→ Stated exercise: Give the number of lines holding the string "diagram", and nothing else.

→ Data:
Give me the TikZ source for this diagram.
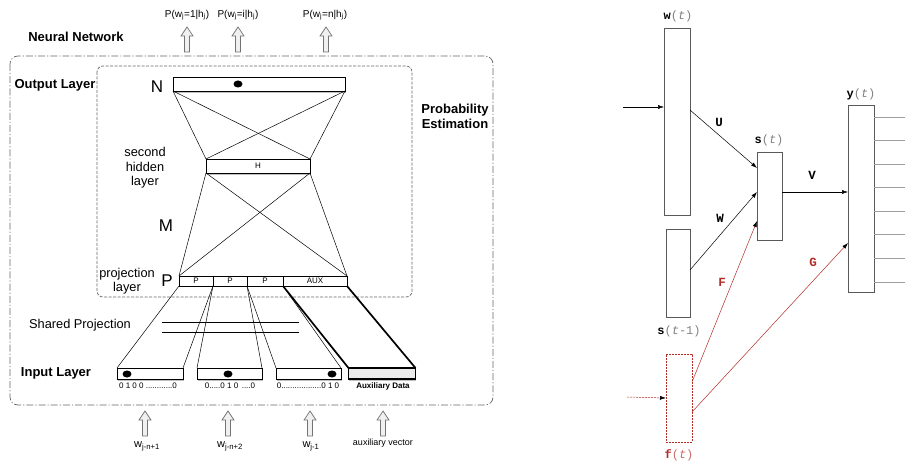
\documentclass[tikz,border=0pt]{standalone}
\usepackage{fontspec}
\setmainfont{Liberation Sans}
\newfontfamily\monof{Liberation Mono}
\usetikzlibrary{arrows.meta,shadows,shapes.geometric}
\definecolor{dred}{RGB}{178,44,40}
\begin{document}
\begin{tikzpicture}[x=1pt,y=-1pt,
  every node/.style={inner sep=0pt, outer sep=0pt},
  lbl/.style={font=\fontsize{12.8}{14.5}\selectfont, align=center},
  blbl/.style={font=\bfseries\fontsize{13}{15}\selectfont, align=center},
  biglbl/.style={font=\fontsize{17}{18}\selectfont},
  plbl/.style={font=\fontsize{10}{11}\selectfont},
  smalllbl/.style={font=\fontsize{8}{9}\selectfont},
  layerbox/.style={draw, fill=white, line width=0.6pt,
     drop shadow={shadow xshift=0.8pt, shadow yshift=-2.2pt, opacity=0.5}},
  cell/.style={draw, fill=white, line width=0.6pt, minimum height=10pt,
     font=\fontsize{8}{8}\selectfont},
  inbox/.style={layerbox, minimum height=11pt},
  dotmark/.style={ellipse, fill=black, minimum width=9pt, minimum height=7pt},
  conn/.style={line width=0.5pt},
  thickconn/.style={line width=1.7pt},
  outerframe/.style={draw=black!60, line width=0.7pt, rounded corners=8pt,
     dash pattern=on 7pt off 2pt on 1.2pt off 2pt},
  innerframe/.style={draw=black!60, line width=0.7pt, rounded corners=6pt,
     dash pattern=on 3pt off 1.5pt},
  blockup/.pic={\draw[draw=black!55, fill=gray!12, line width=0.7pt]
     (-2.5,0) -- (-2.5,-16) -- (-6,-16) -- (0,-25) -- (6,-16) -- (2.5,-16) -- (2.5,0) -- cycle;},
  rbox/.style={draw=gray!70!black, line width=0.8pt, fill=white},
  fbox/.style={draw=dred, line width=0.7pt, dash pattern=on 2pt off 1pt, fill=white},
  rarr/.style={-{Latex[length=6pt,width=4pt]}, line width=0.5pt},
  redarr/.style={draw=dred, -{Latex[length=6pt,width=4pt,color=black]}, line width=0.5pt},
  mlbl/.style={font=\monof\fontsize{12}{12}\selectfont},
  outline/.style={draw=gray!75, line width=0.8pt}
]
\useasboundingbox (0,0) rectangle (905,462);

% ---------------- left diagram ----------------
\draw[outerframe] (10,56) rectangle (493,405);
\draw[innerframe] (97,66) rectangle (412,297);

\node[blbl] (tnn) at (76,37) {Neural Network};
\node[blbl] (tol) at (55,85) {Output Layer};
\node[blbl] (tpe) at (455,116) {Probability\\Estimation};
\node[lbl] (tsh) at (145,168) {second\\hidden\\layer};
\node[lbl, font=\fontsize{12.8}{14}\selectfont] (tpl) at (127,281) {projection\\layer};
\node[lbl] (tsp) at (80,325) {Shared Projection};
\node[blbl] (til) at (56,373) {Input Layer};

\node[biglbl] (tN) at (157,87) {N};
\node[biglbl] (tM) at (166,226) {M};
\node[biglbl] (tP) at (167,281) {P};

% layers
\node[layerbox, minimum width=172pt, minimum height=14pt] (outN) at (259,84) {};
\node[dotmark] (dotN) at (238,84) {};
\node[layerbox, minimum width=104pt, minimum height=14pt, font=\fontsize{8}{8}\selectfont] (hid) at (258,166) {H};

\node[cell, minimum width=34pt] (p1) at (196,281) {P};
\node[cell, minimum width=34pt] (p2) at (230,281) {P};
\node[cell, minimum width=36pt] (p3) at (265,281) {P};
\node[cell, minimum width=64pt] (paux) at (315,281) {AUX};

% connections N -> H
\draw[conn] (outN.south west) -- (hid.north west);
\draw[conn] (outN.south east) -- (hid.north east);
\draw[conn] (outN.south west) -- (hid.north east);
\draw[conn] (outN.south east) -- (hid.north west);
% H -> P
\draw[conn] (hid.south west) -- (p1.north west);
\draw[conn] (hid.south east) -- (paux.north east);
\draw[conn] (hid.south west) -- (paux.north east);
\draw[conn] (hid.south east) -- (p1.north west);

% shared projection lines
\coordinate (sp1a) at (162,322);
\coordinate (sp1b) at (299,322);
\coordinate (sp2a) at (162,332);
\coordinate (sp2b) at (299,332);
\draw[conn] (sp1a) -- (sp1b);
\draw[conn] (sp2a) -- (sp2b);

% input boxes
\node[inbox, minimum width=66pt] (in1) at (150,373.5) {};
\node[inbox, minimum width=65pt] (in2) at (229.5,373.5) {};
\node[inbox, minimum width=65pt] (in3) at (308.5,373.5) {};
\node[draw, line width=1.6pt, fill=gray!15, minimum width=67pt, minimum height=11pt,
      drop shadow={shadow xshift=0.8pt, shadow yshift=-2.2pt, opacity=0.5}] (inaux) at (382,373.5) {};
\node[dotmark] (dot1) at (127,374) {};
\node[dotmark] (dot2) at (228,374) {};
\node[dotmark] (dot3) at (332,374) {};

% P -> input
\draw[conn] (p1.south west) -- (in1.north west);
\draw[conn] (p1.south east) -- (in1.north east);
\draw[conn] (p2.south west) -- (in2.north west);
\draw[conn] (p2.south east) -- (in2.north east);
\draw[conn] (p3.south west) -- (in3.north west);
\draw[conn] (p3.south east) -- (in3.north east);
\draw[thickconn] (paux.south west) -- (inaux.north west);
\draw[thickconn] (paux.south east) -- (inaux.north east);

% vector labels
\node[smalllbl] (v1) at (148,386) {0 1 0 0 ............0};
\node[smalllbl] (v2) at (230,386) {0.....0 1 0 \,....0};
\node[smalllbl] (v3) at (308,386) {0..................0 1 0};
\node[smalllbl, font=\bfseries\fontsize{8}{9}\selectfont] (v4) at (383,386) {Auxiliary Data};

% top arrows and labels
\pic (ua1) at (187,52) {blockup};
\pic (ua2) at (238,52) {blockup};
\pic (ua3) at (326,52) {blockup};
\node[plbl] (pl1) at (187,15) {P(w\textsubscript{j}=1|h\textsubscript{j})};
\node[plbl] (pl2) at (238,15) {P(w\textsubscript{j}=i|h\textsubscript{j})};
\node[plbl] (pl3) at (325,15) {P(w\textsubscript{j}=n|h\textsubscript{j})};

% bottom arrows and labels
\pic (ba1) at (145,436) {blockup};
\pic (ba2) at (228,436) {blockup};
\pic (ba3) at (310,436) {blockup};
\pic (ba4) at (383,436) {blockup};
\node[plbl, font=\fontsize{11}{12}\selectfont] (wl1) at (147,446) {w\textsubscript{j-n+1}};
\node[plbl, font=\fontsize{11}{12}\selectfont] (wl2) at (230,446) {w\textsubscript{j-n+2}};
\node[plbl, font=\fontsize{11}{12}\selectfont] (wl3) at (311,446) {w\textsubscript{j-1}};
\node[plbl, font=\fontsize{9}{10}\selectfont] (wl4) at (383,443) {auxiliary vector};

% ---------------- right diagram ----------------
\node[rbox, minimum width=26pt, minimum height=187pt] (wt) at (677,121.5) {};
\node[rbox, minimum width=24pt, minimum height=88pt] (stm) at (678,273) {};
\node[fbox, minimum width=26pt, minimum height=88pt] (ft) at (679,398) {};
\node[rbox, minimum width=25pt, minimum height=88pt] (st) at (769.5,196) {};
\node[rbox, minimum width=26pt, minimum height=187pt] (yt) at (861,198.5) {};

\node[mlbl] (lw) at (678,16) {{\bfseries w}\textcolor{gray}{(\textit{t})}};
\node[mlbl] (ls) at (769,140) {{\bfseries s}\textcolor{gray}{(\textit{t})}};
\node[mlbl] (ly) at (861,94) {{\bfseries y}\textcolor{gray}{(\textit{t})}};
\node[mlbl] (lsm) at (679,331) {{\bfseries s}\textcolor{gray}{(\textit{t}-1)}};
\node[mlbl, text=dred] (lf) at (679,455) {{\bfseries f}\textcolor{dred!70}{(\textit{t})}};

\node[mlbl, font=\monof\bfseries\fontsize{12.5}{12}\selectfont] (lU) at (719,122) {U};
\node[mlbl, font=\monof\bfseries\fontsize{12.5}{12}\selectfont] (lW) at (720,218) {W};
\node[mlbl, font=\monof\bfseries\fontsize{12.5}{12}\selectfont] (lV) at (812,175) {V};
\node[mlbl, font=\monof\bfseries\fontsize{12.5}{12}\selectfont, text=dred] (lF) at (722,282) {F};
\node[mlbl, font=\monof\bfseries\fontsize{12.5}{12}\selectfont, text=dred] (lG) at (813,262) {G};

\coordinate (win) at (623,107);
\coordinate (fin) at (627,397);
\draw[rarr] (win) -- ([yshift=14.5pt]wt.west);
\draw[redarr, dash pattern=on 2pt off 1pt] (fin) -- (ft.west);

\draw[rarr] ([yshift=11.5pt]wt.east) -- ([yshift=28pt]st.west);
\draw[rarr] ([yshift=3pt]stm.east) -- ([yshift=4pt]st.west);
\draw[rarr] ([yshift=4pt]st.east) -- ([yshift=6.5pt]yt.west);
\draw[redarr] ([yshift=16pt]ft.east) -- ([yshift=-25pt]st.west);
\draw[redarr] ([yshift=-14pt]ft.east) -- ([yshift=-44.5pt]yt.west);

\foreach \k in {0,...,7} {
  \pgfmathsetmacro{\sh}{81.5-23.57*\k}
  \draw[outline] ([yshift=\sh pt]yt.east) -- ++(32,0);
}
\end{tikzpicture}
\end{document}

→ Expected answer: 3